These interludes of illness, whose debilitating effects caused me no small amount of frustration and discomfort, reminded me of a key teaching that St. Ignatius puts at the beginning of his Spiritual Exercises. In a statement called "The Principle and Foundation," he writes that "Human beings are created to praise, reverence, and serve God our Lord, and by means of doing this to save their souls." He goes on to assert that everything in creation is provided to us by God to help us toward this goal, though what's helpful for one person might be a hindrance for another. So Ignatius preaches a deliberate and intentional indifference: "We ought not to seek health rather than sickness, wealth rather than poverty, honor rather than dishonor, a long life rather than a short one, and so on... we ought to desire and choose only that which is more conducive to the end for which we are created."
Elm Park, Worcester MA
In praying with these passages today, the first and last sentences caught and held my attention. How do I praise, reverence, and serve God? What is the end for which I am created? Obsessing over sickness, worrying about whether my job performance is adequate, and doubting the value and impact of my work and ministry is clearly not what Ignatius had in mind. Yet that's where I've been stuck for the past few days. It struck me as not only wildly radical, but also compellingly attractive, to possibly believe that my very existence is an expression of praise to God. No small part of my calling in life– even beyond my vocation to the Society of Jesus and the priesthood– seems rooted in fostering someone's recognition and appreciation of the divine beauty inextricably manifest in her or his being, and offering encouragement to pursue lives that share this treasure with their neighbors and the world. So I'm grateful for those fellow Jesuits, those friends, those people whom I meet, who allow me into their lives in order to experience and reflect their own light. And I'm challenged once again to accept and savor grace's presence, and potential for expression, in my own life.

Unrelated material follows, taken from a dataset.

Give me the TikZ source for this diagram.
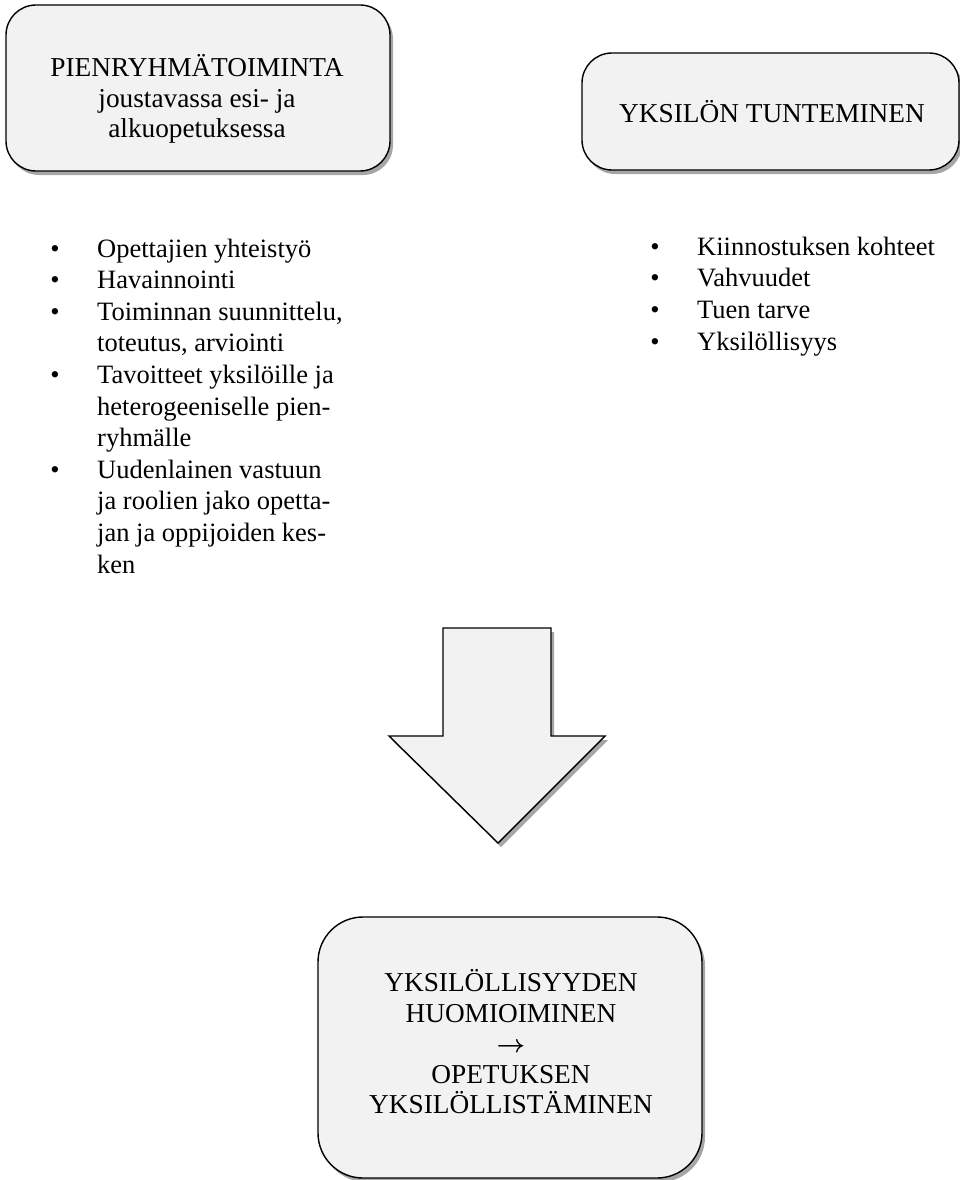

It's no fun being sick, but it's hardly the end of the world. Being blind to the end for which I'm created, or deaf to the praise that can well up from within me, is something more serious. I know that this is a recurring weakness of mine, tied to my preoccupation with being productive, making a difference, and other action-oriented self-judgments. To a certain extent, such drivenness can be helpful, but taken to an unhealthy extreme, it becomes a spiritual affliction, a malady I wish I could cast out as readily as my immune system dispenses with a cold. To be "indifferent" with respect to my own drivenness is both a daunting challenge and an intriguing invitation... and I sense that working towards that goal will help me to better express my created purpose, and achieve the end for which I've been created.